> Task statement
Please transcribe the data that follows without the pictures, keeping every word the same.

════════

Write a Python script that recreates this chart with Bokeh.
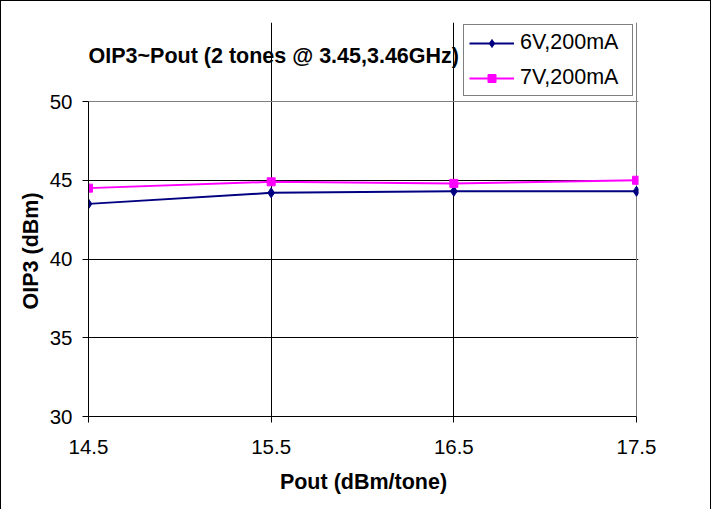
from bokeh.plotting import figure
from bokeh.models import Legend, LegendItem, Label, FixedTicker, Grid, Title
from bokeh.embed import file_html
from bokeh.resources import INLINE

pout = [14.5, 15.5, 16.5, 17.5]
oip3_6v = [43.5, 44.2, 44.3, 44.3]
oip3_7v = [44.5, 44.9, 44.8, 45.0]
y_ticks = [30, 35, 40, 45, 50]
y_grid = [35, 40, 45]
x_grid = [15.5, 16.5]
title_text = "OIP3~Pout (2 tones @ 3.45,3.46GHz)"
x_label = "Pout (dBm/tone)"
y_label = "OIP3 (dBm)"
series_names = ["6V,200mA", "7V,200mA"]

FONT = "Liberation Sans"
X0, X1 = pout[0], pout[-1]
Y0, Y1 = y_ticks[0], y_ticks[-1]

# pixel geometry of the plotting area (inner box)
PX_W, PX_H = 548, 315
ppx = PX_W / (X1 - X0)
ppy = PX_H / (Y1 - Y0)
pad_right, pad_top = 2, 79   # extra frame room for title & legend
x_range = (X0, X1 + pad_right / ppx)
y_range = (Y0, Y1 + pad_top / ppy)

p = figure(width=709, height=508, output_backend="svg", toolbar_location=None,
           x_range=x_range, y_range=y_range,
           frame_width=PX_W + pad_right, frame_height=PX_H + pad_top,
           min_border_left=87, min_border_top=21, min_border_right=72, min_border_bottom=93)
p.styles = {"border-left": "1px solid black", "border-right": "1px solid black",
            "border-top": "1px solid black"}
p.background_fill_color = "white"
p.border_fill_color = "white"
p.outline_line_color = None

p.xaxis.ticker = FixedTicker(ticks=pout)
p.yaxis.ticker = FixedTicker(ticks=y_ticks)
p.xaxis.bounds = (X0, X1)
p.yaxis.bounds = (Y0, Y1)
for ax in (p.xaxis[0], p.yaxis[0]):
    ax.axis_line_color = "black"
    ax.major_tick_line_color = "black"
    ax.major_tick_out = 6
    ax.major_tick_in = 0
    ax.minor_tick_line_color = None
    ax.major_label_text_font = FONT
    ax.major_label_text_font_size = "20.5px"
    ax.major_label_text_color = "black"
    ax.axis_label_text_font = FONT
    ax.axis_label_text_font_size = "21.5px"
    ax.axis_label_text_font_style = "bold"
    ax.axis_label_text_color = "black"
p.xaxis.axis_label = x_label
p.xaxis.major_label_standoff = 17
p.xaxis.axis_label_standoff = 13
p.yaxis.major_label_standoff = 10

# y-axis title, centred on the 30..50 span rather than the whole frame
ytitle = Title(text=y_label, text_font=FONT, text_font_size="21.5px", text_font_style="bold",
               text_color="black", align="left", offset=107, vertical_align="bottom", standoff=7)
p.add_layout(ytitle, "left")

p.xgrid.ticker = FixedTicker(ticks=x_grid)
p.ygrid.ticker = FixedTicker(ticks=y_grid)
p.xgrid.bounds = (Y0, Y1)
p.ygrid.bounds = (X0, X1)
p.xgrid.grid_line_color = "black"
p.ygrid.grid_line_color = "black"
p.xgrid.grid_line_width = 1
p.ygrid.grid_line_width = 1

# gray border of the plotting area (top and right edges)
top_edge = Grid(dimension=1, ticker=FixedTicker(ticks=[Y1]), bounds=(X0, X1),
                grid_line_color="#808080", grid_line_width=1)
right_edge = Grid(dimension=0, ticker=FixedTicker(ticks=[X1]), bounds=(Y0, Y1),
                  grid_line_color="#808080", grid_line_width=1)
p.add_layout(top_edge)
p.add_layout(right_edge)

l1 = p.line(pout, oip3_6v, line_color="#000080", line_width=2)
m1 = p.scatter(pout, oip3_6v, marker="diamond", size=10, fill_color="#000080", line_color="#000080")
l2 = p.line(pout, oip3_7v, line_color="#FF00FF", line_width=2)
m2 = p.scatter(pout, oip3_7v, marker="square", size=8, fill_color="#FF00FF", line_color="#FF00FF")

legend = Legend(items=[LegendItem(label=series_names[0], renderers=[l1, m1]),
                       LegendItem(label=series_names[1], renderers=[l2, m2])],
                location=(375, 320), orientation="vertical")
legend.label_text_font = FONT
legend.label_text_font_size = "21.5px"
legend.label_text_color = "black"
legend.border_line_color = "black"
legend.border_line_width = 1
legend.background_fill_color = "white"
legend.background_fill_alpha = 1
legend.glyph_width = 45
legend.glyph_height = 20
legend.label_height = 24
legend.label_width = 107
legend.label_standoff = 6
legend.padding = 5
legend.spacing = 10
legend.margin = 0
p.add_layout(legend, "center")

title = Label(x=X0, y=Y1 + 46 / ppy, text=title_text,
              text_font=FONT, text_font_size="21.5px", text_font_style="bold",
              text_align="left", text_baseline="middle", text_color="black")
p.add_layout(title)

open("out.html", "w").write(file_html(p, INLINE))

════════

> Reply to the exercise
Write a Python script that recreates this chart with Bokeh.
from bokeh.plotting import figure
from bokeh.models import Legend, LegendItem, Label, FixedTicker, Grid, Title
from bokeh.embed import file_html
from bokeh.resources import INLINE

pout = [14.5, 15.5, 16.5, 17.5]
oip3_6v = [43.5, 44.2, 44.3, 44.3]
oip3_7v = [44.5, 44.9, 44.8, 45.0]
y_ticks = [30, 35, 40, 45, 50]
y_grid = [35, 40, 45]
x_grid = [15.5, 16.5]
title_text = "OIP3~Pout (2 tones @ 3.45,3.46GHz)"
x_label = "Pout (dBm/tone)"
y_label = "OIP3 (dBm)"
series_names = ["6V,200mA", "7V,200mA"]

FONT = "Liberation Sans"
X0, X1 = pout[0], pout[-1]
Y0, Y1 = y_ticks[0], y_ticks[-1]

# pixel geometry of the plotting area (inner box)
PX_W, PX_H = 548, 315
ppx = PX_W / (X1 - X0)
ppy = PX_H / (Y1 - Y0)
pad_right, pad_top = 2, 79   # extra frame room for title & legend
x_range = (X0, X1 + pad_right / ppx)
y_range = (Y0, Y1 + pad_top / ppy)

p = figure(width=709, height=508, output_backend="svg", toolbar_location=None,
           x_range=x_range, y_range=y_range,
           frame_width=PX_W + pad_right, frame_height=PX_H + pad_top,
           min_border_left=87, min_border_top=21, min_border_right=72, min_border_bottom=93)
p.styles = {"border-left": "1px solid black", "border-right": "1px solid black",
            "border-top": "1px solid black"}
p.background_fill_color = "white"
p.border_fill_color = "white"
p.outline_line_color = None

p.xaxis.ticker = FixedTicker(ticks=pout)
p.yaxis.ticker = FixedTicker(ticks=y_ticks)
p.xaxis.bounds = (X0, X1)
p.yaxis.bounds = (Y0, Y1)
for ax in (p.xaxis[0], p.yaxis[0]):
    ax.axis_line_color = "black"
    ax.major_tick_line_color = "black"
    ax.major_tick_out = 6
    ax.major_tick_in = 0
    ax.minor_tick_line_color = None
    ax.major_label_text_font = FONT
    ax.major_label_text_font_size = "20.5px"
    ax.major_label_text_color = "black"
    ax.axis_label_text_font = FONT
    ax.axis_label_text_font_size = "21.5px"
    ax.axis_label_text_font_style = "bold"
    ax.axis_label_text_color = "black"
p.xaxis.axis_label = x_label
p.xaxis.major_label_standoff = 17
p.xaxis.axis_label_standoff = 13
p.yaxis.major_label_standoff = 10

# y-axis title, centred on the 30..50 span rather than the whole frame
ytitle = Title(text=y_label, text_font=FONT, text_font_size="21.5px", text_font_style="bold",
               text_color="black", align="left", offset=107, vertical_align="bottom", standoff=7)
p.add_layout(ytitle, "left")

p.xgrid.ticker = FixedTicker(ticks=x_grid)
p.ygrid.ticker = FixedTicker(ticks=y_grid)
p.xgrid.bounds = (Y0, Y1)
p.ygrid.bounds = (X0, X1)
p.xgrid.grid_line_color = "black"
p.ygrid.grid_line_color = "black"
p.xgrid.grid_line_width = 1
p.ygrid.grid_line_width = 1

# gray border of the plotting area (top and right edges)
top_edge = Grid(dimension=1, ticker=FixedTicker(ticks=[Y1]), bounds=(X0, X1),
                grid_line_color="#808080", grid_line_width=1)
right_edge = Grid(dimension=0, ticker=FixedTicker(ticks=[X1]), bounds=(Y0, Y1),
                  grid_line_color="#808080", grid_line_width=1)
p.add_layout(top_edge)
p.add_layout(right_edge)

l1 = p.line(pout, oip3_6v, line_color="#000080", line_width=2)
m1 = p.scatter(pout, oip3_6v, marker="diamond", size=10, fill_color="#000080", line_color="#000080")
l2 = p.line(pout, oip3_7v, line_color="#FF00FF", line_width=2)
m2 = p.scatter(pout, oip3_7v, marker="square", size=8, fill_color="#FF00FF", line_color="#FF00FF")

legend = Legend(items=[LegendItem(label=series_names[0], renderers=[l1, m1]),
                       LegendItem(label=series_names[1], renderers=[l2, m2])],
                location=(375, 320), orientation="vertical")
legend.label_text_font = FONT
legend.label_text_font_size = "21.5px"
legend.label_text_color = "black"
legend.border_line_color = "black"
legend.border_line_width = 1
legend.background_fill_color = "white"
legend.background_fill_alpha = 1
legend.glyph_width = 45
legend.glyph_height = 20
legend.label_height = 24
legend.label_width = 107
legend.label_standoff = 6
legend.padding = 5
legend.spacing = 10
legend.margin = 0
p.add_layout(legend, "center")

title = Label(x=X0, y=Y1 + 46 / ppy, text=title_text,
              text_font=FONT, text_font_size="21.5px", text_font_style="bold",
              text_align="left", text_baseline="middle", text_color="black")
p.add_layout(title)

open("out.html", "w").write(file_html(p, INLINE))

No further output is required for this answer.